### Data ###
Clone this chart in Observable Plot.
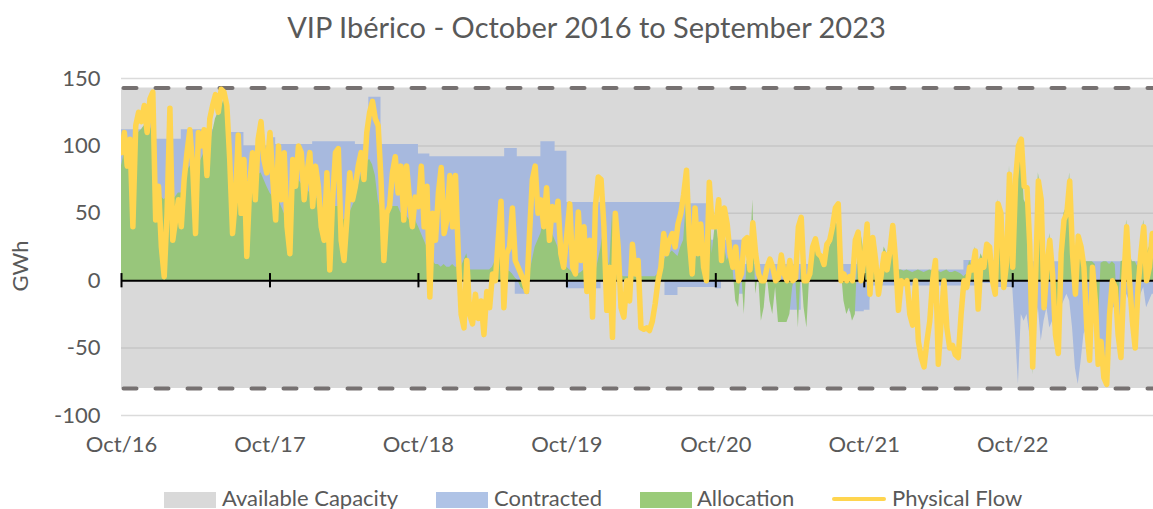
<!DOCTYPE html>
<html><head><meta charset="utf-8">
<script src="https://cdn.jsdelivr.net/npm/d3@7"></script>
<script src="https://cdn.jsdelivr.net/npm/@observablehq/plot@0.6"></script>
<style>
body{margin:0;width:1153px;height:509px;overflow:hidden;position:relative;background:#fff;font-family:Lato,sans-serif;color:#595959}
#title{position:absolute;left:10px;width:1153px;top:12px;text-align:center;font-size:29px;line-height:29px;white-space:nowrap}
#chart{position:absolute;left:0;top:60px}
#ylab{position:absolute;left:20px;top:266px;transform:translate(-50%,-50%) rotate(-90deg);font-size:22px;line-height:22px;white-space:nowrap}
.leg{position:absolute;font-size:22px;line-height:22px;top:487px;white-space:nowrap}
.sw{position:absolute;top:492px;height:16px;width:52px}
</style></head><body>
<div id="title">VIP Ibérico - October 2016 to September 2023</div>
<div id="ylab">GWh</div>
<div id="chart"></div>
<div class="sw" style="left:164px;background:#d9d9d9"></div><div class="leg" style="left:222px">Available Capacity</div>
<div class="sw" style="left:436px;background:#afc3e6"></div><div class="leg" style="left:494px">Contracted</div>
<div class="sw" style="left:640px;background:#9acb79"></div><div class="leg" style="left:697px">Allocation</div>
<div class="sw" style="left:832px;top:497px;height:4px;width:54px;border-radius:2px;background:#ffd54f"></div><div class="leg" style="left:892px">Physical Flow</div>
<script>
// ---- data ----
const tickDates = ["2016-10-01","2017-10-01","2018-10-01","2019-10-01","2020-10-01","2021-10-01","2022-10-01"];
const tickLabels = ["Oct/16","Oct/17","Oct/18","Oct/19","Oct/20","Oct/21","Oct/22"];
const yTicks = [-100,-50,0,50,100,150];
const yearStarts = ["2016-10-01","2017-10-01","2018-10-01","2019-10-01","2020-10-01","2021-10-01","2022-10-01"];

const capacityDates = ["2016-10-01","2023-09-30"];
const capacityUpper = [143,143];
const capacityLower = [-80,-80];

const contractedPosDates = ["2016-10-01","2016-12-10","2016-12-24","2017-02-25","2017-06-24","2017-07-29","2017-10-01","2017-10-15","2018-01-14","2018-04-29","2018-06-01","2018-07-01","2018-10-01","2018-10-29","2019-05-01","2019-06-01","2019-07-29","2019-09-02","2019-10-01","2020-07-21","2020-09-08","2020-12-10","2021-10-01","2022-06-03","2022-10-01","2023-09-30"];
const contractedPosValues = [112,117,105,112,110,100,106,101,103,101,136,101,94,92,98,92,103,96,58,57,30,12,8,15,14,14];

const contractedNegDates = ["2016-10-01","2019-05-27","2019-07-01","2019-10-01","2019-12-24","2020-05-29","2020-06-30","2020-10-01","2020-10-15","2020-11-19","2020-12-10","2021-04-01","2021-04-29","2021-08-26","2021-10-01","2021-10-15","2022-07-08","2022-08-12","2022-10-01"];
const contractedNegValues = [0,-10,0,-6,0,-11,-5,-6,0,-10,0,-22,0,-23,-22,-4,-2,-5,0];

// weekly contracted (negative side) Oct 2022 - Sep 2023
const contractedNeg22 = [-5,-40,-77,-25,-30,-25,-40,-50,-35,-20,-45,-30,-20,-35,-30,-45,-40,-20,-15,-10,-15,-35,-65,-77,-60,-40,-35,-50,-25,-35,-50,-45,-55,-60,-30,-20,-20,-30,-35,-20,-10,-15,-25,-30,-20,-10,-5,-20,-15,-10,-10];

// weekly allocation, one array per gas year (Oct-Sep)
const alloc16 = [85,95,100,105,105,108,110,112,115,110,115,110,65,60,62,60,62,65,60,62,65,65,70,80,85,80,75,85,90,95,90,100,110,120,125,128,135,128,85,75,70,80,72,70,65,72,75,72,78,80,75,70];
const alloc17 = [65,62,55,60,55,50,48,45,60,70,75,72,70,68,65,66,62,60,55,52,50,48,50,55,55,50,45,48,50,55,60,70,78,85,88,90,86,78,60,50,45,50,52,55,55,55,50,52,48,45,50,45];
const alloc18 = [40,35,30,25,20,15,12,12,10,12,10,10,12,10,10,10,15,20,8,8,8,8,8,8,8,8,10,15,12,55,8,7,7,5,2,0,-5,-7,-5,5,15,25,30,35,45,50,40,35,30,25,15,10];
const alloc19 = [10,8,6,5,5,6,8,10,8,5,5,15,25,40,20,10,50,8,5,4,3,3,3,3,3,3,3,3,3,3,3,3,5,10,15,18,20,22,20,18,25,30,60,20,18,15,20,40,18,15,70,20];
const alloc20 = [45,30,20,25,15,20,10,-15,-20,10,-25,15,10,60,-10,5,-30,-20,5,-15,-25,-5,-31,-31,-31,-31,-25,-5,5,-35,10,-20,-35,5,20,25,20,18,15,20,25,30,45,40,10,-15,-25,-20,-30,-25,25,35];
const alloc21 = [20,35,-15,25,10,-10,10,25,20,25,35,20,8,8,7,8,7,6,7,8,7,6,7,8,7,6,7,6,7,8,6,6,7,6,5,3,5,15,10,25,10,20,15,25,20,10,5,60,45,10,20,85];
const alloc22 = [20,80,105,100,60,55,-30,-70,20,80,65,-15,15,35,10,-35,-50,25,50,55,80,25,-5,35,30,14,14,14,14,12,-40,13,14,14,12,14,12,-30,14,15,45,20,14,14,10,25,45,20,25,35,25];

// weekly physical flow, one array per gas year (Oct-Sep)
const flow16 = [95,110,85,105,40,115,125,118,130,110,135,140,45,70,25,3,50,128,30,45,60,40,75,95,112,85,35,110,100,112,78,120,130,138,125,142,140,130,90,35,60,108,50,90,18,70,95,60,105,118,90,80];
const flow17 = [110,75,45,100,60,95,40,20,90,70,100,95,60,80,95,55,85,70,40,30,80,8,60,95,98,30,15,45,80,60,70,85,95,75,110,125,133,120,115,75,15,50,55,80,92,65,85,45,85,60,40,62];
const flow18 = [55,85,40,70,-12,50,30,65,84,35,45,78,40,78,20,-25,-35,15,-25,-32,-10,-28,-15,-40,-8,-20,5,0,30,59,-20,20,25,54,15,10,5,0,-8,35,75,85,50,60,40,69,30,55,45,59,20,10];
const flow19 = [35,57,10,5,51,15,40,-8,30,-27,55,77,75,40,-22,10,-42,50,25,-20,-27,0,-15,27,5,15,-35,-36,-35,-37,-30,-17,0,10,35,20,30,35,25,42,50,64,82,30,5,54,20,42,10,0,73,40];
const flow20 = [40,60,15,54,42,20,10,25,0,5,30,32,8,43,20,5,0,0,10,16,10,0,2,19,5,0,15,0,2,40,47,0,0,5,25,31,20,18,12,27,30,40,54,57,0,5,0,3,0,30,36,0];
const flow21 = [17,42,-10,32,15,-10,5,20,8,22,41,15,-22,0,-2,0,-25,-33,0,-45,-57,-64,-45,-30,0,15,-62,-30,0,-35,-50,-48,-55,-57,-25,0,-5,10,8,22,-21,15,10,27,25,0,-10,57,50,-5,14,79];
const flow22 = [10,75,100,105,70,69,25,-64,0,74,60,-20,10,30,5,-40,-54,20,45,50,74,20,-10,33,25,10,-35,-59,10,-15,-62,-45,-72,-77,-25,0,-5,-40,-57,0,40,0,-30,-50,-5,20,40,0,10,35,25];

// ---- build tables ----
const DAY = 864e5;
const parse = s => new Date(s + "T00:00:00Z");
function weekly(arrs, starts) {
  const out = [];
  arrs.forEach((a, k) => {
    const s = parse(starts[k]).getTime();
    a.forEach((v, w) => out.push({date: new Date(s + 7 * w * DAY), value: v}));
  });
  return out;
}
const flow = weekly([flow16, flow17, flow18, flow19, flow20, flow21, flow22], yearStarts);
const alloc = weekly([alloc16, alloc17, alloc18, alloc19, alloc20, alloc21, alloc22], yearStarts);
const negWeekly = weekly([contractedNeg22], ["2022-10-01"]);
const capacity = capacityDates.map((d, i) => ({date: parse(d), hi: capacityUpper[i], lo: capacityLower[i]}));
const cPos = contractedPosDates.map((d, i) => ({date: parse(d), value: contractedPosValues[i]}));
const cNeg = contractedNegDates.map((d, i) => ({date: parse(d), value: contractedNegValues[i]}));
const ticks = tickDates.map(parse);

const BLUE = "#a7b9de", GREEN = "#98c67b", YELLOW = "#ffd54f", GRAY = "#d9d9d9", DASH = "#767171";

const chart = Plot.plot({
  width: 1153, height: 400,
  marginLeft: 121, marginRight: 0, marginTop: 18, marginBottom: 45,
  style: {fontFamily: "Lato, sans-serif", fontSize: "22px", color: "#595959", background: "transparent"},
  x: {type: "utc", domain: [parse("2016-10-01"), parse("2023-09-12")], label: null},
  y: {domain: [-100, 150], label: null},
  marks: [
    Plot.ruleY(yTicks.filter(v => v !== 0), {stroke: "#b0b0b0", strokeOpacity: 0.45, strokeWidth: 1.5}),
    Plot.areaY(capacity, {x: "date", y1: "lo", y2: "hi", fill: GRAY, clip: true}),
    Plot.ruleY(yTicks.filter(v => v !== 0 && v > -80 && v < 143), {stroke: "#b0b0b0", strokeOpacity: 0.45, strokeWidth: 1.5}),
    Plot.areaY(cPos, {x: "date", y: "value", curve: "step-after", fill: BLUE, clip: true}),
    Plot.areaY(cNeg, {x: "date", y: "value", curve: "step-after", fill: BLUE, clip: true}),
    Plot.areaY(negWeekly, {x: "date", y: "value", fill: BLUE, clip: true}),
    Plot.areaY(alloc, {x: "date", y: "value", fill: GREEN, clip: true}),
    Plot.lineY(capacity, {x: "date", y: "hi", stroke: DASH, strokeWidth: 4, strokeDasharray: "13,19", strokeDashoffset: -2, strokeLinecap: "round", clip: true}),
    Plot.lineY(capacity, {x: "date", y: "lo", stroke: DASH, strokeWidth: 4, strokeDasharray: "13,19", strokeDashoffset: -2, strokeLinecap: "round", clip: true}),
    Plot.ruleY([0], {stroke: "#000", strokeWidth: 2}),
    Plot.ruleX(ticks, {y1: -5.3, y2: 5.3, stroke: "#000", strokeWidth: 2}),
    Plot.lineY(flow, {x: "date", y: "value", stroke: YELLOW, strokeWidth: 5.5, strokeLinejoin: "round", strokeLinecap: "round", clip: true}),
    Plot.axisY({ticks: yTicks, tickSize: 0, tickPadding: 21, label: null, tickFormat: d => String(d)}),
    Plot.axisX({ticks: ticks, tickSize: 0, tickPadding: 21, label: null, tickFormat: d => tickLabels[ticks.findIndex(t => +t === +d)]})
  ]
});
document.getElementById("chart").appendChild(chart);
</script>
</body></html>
###
▶ [Problem description]: Repeat, exactly and in full, each line from the start of the data to the line that contains "const capacityLower = [-80,-80];". Pictures do not go in.

▶ [Full solution]:
Clone this chart in Observable Plot.
<!DOCTYPE html>
<html><head><meta charset="utf-8">
<script src="https://cdn.jsdelivr.net/npm/d3@7"></script>
<script src="https://cdn.jsdelivr.net/npm/@observablehq/plot@0.6"></script>
<style>
body{margin:0;width:1153px;height:509px;overflow:hidden;position:relative;background:#fff;font-family:Lato,sans-serif;color:#595959}
#title{position:absolute;left:10px;width:1153px;top:12px;text-align:center;font-size:29px;line-height:29px;white-space:nowrap}
#chart{position:absolute;left:0;top:60px}
#ylab{position:absolute;left:20px;top:266px;transform:translate(-50%,-50%) rotate(-90deg);font-size:22px;line-height:22px;white-space:nowrap}
.leg{position:absolute;font-size:22px;line-height:22px;top:487px;white-space:nowrap}
.sw{position:absolute;top:492px;height:16px;width:52px}
</style></head><body>
<div id="title">VIP Ibérico - October 2016 to September 2023</div>
<div id="ylab">GWh</div>
<div id="chart"></div>
<div class="sw" style="left:164px;background:#d9d9d9"></div><div class="leg" style="left:222px">Available Capacity</div>
<div class="sw" style="left:436px;background:#afc3e6"></div><div class="leg" style="left:494px">Contracted</div>
<div class="sw" style="left:640px;background:#9acb79"></div><div class="leg" style="left:697px">Allocation</div>
<div class="sw" style="left:832px;top:497px;height:4px;width:54px;border-radius:2px;background:#ffd54f"></div><div class="leg" style="left:892px">Physical Flow</div>
<script>
// ---- data ----
const tickDates = ["2016-10-01","2017-10-01","2018-10-01","2019-10-01","2020-10-01","2021-10-01","2022-10-01"];
const tickLabels = ["Oct/16","Oct/17","Oct/18","Oct/19","Oct/20","Oct/21","Oct/22"];
const yTicks = [-100,-50,0,50,100,150];
const yearStarts = ["2016-10-01","2017-10-01","2018-10-01","2019-10-01","2020-10-01","2021-10-01","2022-10-01"];

const capacityDates = ["2016-10-01","2023-09-30"];
const capacityUpper = [143,143];
const capacityLower = [-80,-80];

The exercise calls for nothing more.